Because of the shape of the cone response S-curve, when the luminance of a colour is reduced, even if its spectral composition remains the same, the different cone responses do not quite change at the same rate with respect to each other. It is plausible therefore that the perceived hue and saturation will change at low luminance levels. But CIECAM97s predicts much larger deviations than are generally thought likely and therefore Hunt, Li and Luo suggested using a cone response curve which approximates a power curve for a much larger range of stimuli, so hue and saturation are better preserved.

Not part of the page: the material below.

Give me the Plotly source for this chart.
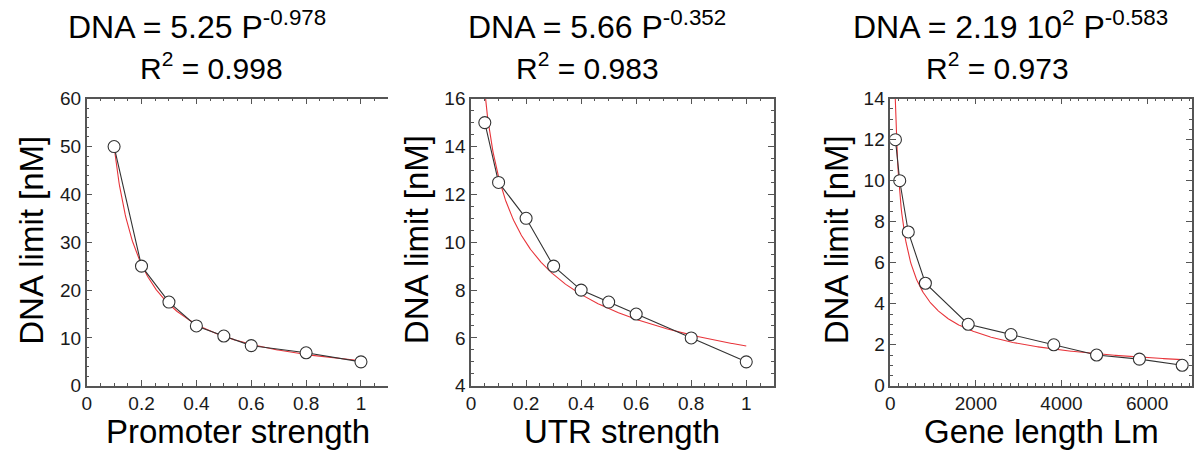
import numpy as np
import plotly.graph_objects as go

# ---- data ----
promoter_x = [0.1, 0.2, 0.3, 0.4, 0.5, 0.6, 0.8, 1.0]
promoter_y = [50, 25, 17.5, 12.5, 10.4, 8.4, 6.9, 5.0]
promoter_fit = (5.25, -0.978)  # coefficient, exponent (from title)

utr_x = [0.05, 0.1, 0.2, 0.3, 0.4, 0.5, 0.6, 0.8, 1.0]
utr_y = [15, 12.5, 11, 9, 8, 7.5, 7, 6, 5]
utr_fit = (5.66, -0.352)

gene_x = [120, 220, 420, 820, 1820, 2820, 3820, 4820, 5820, 6820]
gene_y = [12, 10, 7.5, 5, 3, 2.5, 2, 1.5, 1.3, 1]
gene_fit = (219.0, -0.583)

titles_l1 = ["DNA = 5.25 P<sup>-0.978</sup>", "DNA = 5.66 P<sup>-0.352</sup>",
             "DNA = 2.19 10<sup>2</sup> P<sup>-0.583</sup>"]
titles_l2 = ["R<sup>2</sup> = 0.998", "R<sup>2</sup> = 0.983", "R<sup>2</sup> = 0.973"]
x_titles = ["Promoter strength", "UTR strength", "Gene length Lm"]
y_title = "DNA limit [nM]"

W, H = 1200, 454
FONT = "Liberation Sans, Arial, sans-serif"
AX = "#555555"
TXT = "#1a1a1a"

panels = [
    dict(x=promoter_x, y=promoter_y, fit=promoter_fit, fitx=(0.1, 1.0),
         px=(82, 385), xr=[0, 1.1], xd=0.2, xm=0.05, yr=[0, 60], yd=10, ym=2,
         t1=193, t2=207, ytx=27),
    dict(x=utr_x, y=utr_y, fit=utr_fit, fitx=(0.045, 1.0),
         px=(468, 772), xr=[0, 1.1], xd=0.2, xm=0.05, yr=[4, 16], yd=2, ym=0.5,
         t1=594, t2=585, ytx=414),
    dict(x=gene_x, y=gene_y, fit=gene_fit, fitx=(100, 6820),
         px=(889, 1192), xr=[0, 7050], xd=2000, xm=200, yr=[0, 14], yd=2, ym=0.5,
         t1=1010, t2=997, ytx=835),
]

top_px, bot_px = 93, 394
ydom = [1 - bot_px / H, 1 - top_px / H]

fig = go.Figure()
annotations = []
for i, p in enumerate(panels, start=1):
    xa = "x" if i == 1 else f"x{i}"
    ya = "y" if i == 1 else f"y{i}"
    # fit curve from the displayed fit parameters
    fx = np.linspace(p["fitx"][0], p["fitx"][1], 400)
    fy = p["fit"][0] * fx ** p["fit"][1]
    fig.add_trace(go.Scatter(x=fx, y=fy, mode="lines", xaxis=xa, yaxis=ya,
                             line=dict(color="#e8343a", width=1.1),
                             showlegend=False, hoverinfo="skip"))
    fig.add_trace(go.Scatter(x=p["x"], y=p["y"], mode="lines+markers", xaxis=xa, yaxis=ya,
                             line=dict(color="#333333", width=1.1),
                             marker=dict(symbol="circle", size=12, color="white",
                                         line=dict(color="#333333", width=1.1)),
                             showlegend=False, cliponaxis=True))
    xkey = "xaxis" if i == 1 else f"xaxis{i}"
    ykey = "yaxis" if i == 1 else f"yaxis{i}"
    common = dict(showgrid=False, zeroline=False, showline=True, linecolor=AX, linewidth=1.5,
                  ticks="inside", ticklen=6, tickwidth=1.2, tickcolor=AX,
                  tickfont=dict(family=FONT, size=19, color=TXT))
    fig.update_layout({
        xkey: dict(domain=[p["px"][0] / W, p["px"][1] / W], range=p["xr"], anchor=ya,
                   tick0=0, dtick=p["xd"], mirror="ticks",
                   minor=dict(dtick=p["xm"], tick0=0, ticks="inside", ticklen=3,
                              tickcolor=AX, tickwidth=1),
                   **common),
        ykey: dict(domain=ydom, range=p["yr"], anchor=xa,
                   tick0=p["yr"][0], dtick=p["yd"], mirror=("ticks" if i > 1 else False),
                   minor=dict(dtick=p["ym"], tick0=p["yr"][0], ticks="inside", ticklen=3,
                              tickcolor=AX, tickwidth=1),
                   **common),
    })
    cx = (p["px"][0] + p["px"][1]) / 2 / W
    annotations.append(dict(text=titles_l1[i - 1], x=p["t1"] / W, y=1 - 16 / H,
                            xref="paper", yref="paper", showarrow=False,
                            xanchor="center", yanchor="middle",
                            font=dict(family=FONT, size=32, color="black")))
    annotations.append(dict(text=titles_l2[i - 1], x=p["t2"] / W, y=1 - 59 / H,
                            xref="paper", yref="paper", showarrow=False,
                            xanchor="center", yanchor="middle",
                            font=dict(family=FONT, size=30, color="black")))
    annotations.append(dict(text=x_titles[i - 1], x=cx, y=1 - 442 / H,
                            xref="paper", yref="paper", showarrow=False,
                            xanchor="center", yanchor="middle",
                            font=dict(family=FONT, size=33, color="black")))
    annotations.append(dict(text=y_title, x=p["ytx"] / W, y=1 - 241 / H,
                            xref="paper", yref="paper", showarrow=False, textangle=-90,
                            xanchor="center", yanchor="middle",
                            font=dict(family=FONT, size=33, color="black")))

# right-side ticks (no line) for the first panel
fig.update_layout(yaxis4=dict(overlaying="y", anchor="x", side="right", range=panels[0]["yr"],
                              showline=False, showgrid=False, zeroline=False,
                              showticklabels=False, ticks="inside", ticklen=6, tickwidth=1.2,
                              tickcolor=AX, tick0=0, dtick=10,
                              minor=dict(dtick=2, tick0=0, ticks="inside", ticklen=3,
                                         tickcolor=AX, tickwidth=1)))

fig.update_layout(width=W, height=H, margin=dict(l=0, r=0, t=0, b=0),
                  paper_bgcolor="white", plot_bgcolor="white",
                  annotations=annotations, font=dict(family=FONT))
fig.write_html("out.html")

All these proposals, as well as others relating to chromaticity, resulted in a new colour appearance model, CIECAM02. In this model, the formula for lightness remains the same:
J = 100 (A_{sample} / A_{white})^{cz}
But all the quantities that feed into this formula change in some way. The parameter c is now continuously variable as discussed above and z = 1.48 + √n. Although this is higher than z in CIECAM97s, the total effective power factor is very similar because the effective power factor of the achromatic response is much lower:
$\frac{\text{A}}{\text{N}_\text{bb}} = \frac{1220}{1 + \frac{27.13}{\left(\frac{\sqrt[3]{5\text{L}_\text{A}}\text{Y}}{10}\right)^{0.42}}}$
As before, this formula assumes bright conditions. Apart from 1220, which results from an arbitrarily assumed cone response constant, the various constants in CIECAM02 were fitted to experimental data sets. The expression for the brightness has also changed considerably:

$Q = \frac{4}{c} \frac{\sqrt{J}}{10} (A_{white} + 4) \left(\frac{\sqrt[3]{5L_A}}{10}\right)^{0.25}$

Note that contrary to the suggestion from CIECAM97C, CIECAM02 contains no provision for the Helmholtz–Kohlrausch effect.

==Other psychological effects==
This subjective perception of luminance in a non-linear fashion is one thing that makes gamma compression of images worthwhile. Beside this phenomenon there are other effects involving perception of lightness. Chromaticity can affect perceived lightness as described by the Helmholtz–Kohlrausch effect. Though the CIELAB space and relatives do not account for this effect on lightness, it may be implied in the Munsell color model. Light levels may also affect perceived chromaticity, as with the Purkinje effect.